Any bank that's remotely sane with regards to website security (probably rather few of them) doesn't do this at all and uses standard forms of 2FA. This one doesn't even protect against keyloggers, because they can combine the characters from multiple logins to get the full password (guessing the remaining ones if necessary) and because the password might be reused somewhere else, and they try this at the expense of user convenience (counting characters is annoying) and security in the event of a leak involving password hashes (if they hashed them at all).
I understand what you are saying, but I suspect that fb doesn't store multiple hashes but just recomputes the hash entered a couple of times on failure.

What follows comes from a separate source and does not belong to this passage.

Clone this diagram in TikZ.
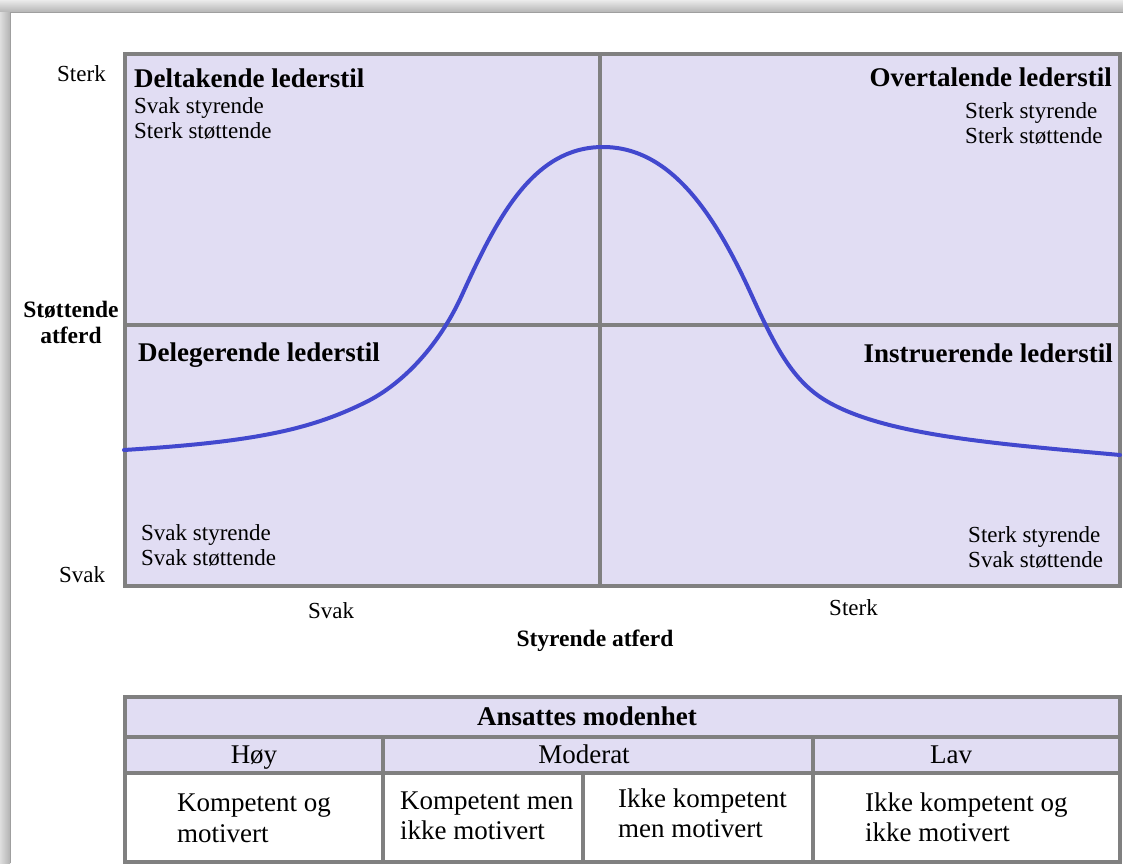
\documentclass[tikz,border=0pt]{standalone}
\usepackage{fontspec}
\setmainfont{Liberation Serif}
\definecolor{lav}{RGB}{225,221,243}
\definecolor{frame}{RGB}{128,128,128}
\definecolor{curveblue}{RGB}{66,72,206}
\begin{document}
\begin{tikzpicture}[x=1pt,y=-1pt,
  ttl/.style={font=\fontsize{27}{30}\selectfont\bfseries, inner sep=0pt},
  axb/.style={font=\fontsize{23.5}{26}\selectfont\bfseries, inner sep=0pt},
  sub/.style={font=\fontsize{23}{25}\selectfont, inner sep=0pt},
  tab/.style={font=\fontsize{27}{30}\selectfont, inner sep=0pt},
  tabb/.style={font=\fontsize{27}{30}\selectfont\bfseries, inner sep=0pt},
  grid/.style={draw=frame, line width=4.5pt},
  tline/.style={draw=frame, line width=3.5pt}]
\useasboundingbox (0,0) rectangle (1123,863);
\fill[white] (0,0) rectangle (1123,863);
% window shadow
\shade[top color=gray!16, bottom color=gray!58] (0,0) rectangle (1123,12);
\shade[left color=gray!26, right color=gray!60] (0,12) rectangle (10,863);
\draw[gray!75, line width=1.2pt] (10.5,863) -- (10.5,12.5) -- (1123,12.5);
% chart
\fill[lav] (125,54) rectangle (1120,586);
\draw[grid] (600,54) -- (600,586);
\draw[grid] (125,325) -- (1120,325);
\draw[grid] (125,54) rectangle (1120,586);
% curve
\draw[curveblue, line width=4pt, line cap=round]
  (124,450) .. controls (250,442) and (310,431) .. (370,400)
  .. controls (400,384) and (437,350) .. (462,295)
  .. controls (497,218) and (533,147) .. (603,147)
  .. controls (673,147) and (717,219) .. (752,296)
  .. controls (777,351) and (795,384) .. (830,403)
  .. controls (890,436) and (1000,444) .. (1120,455);
% quadrant texts
\node[ttl, anchor=base west] (q1t) at (134,87) {Deltakende lederstil};
\node[sub, anchor=base west] (q1a) at (134,113) {Svak styrende};
\node[sub, anchor=base west] (q1b) at (134,138) {Sterk støttende};
\node[ttl, anchor=base east] (q2t) at (1112,86) {Overtalende lederstil};
\node[sub, anchor=base west] (q2a) at (965,118) {Sterk styrende};
\node[sub, anchor=base west] (q2b) at (965,143) {Sterk støttende};
\node[ttl, anchor=base west] (q3t) at (138,361) {Delegerende lederstil};
\node[sub, anchor=base west] (q3a) at (141,540) {Svak styrende};
\node[sub, anchor=base west] (q3b) at (141,565) {Svak støttende};
\node[ttl, anchor=base east] (q4t) at (1113,362) {Instruerende lederstil};
\node[sub, anchor=base west] (q4a) at (968,542) {Sterk styrende};
\node[sub, anchor=base west] (q4b) at (968,567) {Svak støttende};
% axis labels
\node[sub, anchor=base west] (ysterk) at (57,81) {Sterk};
\node[sub, anchor=base west] (ysvak) at (59,582) {Svak};
\node[axb, anchor=base] (yl1) at (71,317) {Støttende};
\node[axb, anchor=base] (yl2) at (71,343) {atferd};
\node[sub, anchor=base west] (xsvak) at (308,618) {Svak};
\node[sub, anchor=base west] (xsterk) at (829,615) {Sterk};
\node[axb, anchor=base] (xl) at (595,646) {Styrende atferd};
% table
\fill[lav] (125,697) rectangle (1120,773);
\draw[tline] (125,737) -- (1120,737);
\draw[tline] (125,773) -- (1120,773);
\draw[tline] (383,737) -- (383,862);
\draw[tline] (813,737) -- (813,862);
\draw[tline] (583,773) -- (583,862);
\draw[grid] (125,697) rectangle (1120,862);
\node[tabb, anchor=base] (th) at (587,725) {Ansattes modenhet};
\node[tab, anchor=base] (hoy) at (254,763) {Høy};
\node[tab, anchor=base] (mod) at (584,763) {Moderat};
\node[tab, anchor=base] (lav) at (951,763) {Lav};
\node[tab, anchor=base west] (c1a) at (177,811) {Kompetent og};
\node[tab, anchor=base west] (c1b) at (177,842) {motivert};
\node[tab, anchor=base west] (c2a) at (400,809) {Kompetent men};
\node[tab, anchor=base west] (c2b) at (400,839) {ikke motivert};
\node[tab, anchor=base west] (c3a) at (618,807) {Ikke kompetent};
\node[tab, anchor=base west] (c3b) at (618,837) {men motivert};
\node[tab, anchor=base west] (c4a) at (865,811) {Ikke kompetent og};
\node[tab, anchor=base west] (c4b) at (865,841) {ikke motivert};
\end{tikzpicture}
\end{document}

I agree that they probably haven't hashed the password. Any time that I complain about this sort of thing the company agent usually doesn't know what I'm talking about.
I think GP is referring to the practice of asking you to type some amount of random characters from your password. It seems to be popular with banks nowadays. The field looks like this:
[ ][X][X][ ][X][X][ ][X][ ][X][X][ ][ ][X][ ]
(you enter characters in the blanks)
The idea is supposedly to protect people from keyloggers. But the side effect is that more sophisticated passwords get excruciatingly annoying to type in.
Could you explain how this works? I've never ran into this and I'm curious as to what it solves / they claim it solves.